REQUEST
Reproduce the material in full, exactly as written.

COLLECTED DATA
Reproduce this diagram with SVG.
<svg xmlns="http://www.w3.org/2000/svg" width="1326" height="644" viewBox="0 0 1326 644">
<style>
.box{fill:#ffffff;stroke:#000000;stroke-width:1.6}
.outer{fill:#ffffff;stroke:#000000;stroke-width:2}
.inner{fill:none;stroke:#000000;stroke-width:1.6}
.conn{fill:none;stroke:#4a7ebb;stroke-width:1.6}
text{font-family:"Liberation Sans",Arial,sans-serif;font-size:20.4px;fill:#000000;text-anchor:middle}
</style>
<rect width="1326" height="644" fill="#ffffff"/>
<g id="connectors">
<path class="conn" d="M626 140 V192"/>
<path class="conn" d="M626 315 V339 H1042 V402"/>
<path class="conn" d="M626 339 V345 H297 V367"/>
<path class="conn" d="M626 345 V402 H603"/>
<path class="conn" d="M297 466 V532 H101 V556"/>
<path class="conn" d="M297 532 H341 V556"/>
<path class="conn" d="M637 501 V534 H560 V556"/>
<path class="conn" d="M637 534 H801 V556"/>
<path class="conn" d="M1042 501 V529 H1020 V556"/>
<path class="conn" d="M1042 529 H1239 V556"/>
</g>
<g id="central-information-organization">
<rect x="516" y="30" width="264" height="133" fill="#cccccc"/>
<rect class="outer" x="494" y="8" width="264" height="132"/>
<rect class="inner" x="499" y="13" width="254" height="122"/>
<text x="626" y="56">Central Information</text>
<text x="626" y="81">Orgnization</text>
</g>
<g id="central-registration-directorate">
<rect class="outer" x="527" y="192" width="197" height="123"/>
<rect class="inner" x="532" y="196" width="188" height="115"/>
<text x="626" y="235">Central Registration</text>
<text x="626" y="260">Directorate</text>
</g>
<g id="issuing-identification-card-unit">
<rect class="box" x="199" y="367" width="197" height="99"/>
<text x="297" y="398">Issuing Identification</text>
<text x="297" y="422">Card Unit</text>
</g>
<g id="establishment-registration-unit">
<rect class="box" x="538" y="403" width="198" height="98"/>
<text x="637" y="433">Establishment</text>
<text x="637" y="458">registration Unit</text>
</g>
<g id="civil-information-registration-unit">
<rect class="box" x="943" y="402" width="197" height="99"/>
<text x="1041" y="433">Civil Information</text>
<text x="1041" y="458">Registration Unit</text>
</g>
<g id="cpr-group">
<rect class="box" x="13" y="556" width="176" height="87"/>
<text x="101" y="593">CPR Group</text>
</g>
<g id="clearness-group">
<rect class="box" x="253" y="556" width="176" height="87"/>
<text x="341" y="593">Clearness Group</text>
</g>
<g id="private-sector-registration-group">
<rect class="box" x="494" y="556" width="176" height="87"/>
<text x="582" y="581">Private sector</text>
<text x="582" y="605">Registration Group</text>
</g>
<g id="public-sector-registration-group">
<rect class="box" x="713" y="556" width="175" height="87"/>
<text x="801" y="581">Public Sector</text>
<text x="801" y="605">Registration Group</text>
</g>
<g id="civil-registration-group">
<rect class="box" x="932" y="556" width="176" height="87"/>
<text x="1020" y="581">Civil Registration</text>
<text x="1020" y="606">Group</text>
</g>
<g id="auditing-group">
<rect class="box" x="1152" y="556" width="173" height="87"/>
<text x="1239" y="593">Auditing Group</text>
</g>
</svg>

FULL OUTPUT
Reproduce this diagram with SVG.
<svg xmlns="http://www.w3.org/2000/svg" width="1326" height="644" viewBox="0 0 1326 644">
<style>
.box{fill:#ffffff;stroke:#000000;stroke-width:1.6}
.outer{fill:#ffffff;stroke:#000000;stroke-width:2}
.inner{fill:none;stroke:#000000;stroke-width:1.6}
.conn{fill:none;stroke:#4a7ebb;stroke-width:1.6}
text{font-family:"Liberation Sans",Arial,sans-serif;font-size:20.4px;fill:#000000;text-anchor:middle}
</style>
<rect width="1326" height="644" fill="#ffffff"/>
<g id="connectors">
<path class="conn" d="M626 140 V192"/>
<path class="conn" d="M626 315 V339 H1042 V402"/>
<path class="conn" d="M626 339 V345 H297 V367"/>
<path class="conn" d="M626 345 V402 H603"/>
<path class="conn" d="M297 466 V532 H101 V556"/>
<path class="conn" d="M297 532 H341 V556"/>
<path class="conn" d="M637 501 V534 H560 V556"/>
<path class="conn" d="M637 534 H801 V556"/>
<path class="conn" d="M1042 501 V529 H1020 V556"/>
<path class="conn" d="M1042 529 H1239 V556"/>
</g>
<g id="central-information-organization">
<rect x="516" y="30" width="264" height="133" fill="#cccccc"/>
<rect class="outer" x="494" y="8" width="264" height="132"/>
<rect class="inner" x="499" y="13" width="254" height="122"/>
<text x="626" y="56">Central Information</text>
<text x="626" y="81">Orgnization</text>
</g>
<g id="central-registration-directorate">
<rect class="outer" x="527" y="192" width="197" height="123"/>
<rect class="inner" x="532" y="196" width="188" height="115"/>
<text x="626" y="235">Central Registration</text>
<text x="626" y="260">Directorate</text>
</g>
<g id="issuing-identification-card-unit">
<rect class="box" x="199" y="367" width="197" height="99"/>
<text x="297" y="398">Issuing Identification</text>
<text x="297" y="422">Card Unit</text>
</g>
<g id="establishment-registration-unit">
<rect class="box" x="538" y="403" width="198" height="98"/>
<text x="637" y="433">Establishment</text>
<text x="637" y="458">registration Unit</text>
</g>
<g id="civil-information-registration-unit">
<rect class="box" x="943" y="402" width="197" height="99"/>
<text x="1041" y="433">Civil Information</text>
<text x="1041" y="458">Registration Unit</text>
</g>
<g id="cpr-group">
<rect class="box" x="13" y="556" width="176" height="87"/>
<text x="101" y="593">CPR Group</text>
</g>
<g id="clearness-group">
<rect class="box" x="253" y="556" width="176" height="87"/>
<text x="341" y="593">Clearness Group</text>
</g>
<g id="private-sector-registration-group">
<rect class="box" x="494" y="556" width="176" height="87"/>
<text x="582" y="581">Private sector</text>
<text x="582" y="605">Registration Group</text>
</g>
<g id="public-sector-registration-group">
<rect class="box" x="713" y="556" width="175" height="87"/>
<text x="801" y="581">Public Sector</text>
<text x="801" y="605">Registration Group</text>
</g>
<g id="civil-registration-group">
<rect class="box" x="932" y="556" width="176" height="87"/>
<text x="1020" y="581">Civil Registration</text>
<text x="1020" y="606">Group</text>
</g>
<g id="auditing-group">
<rect class="box" x="1152" y="556" width="173" height="87"/>
<text x="1239" y="593">Auditing Group</text>
</g>
</svg>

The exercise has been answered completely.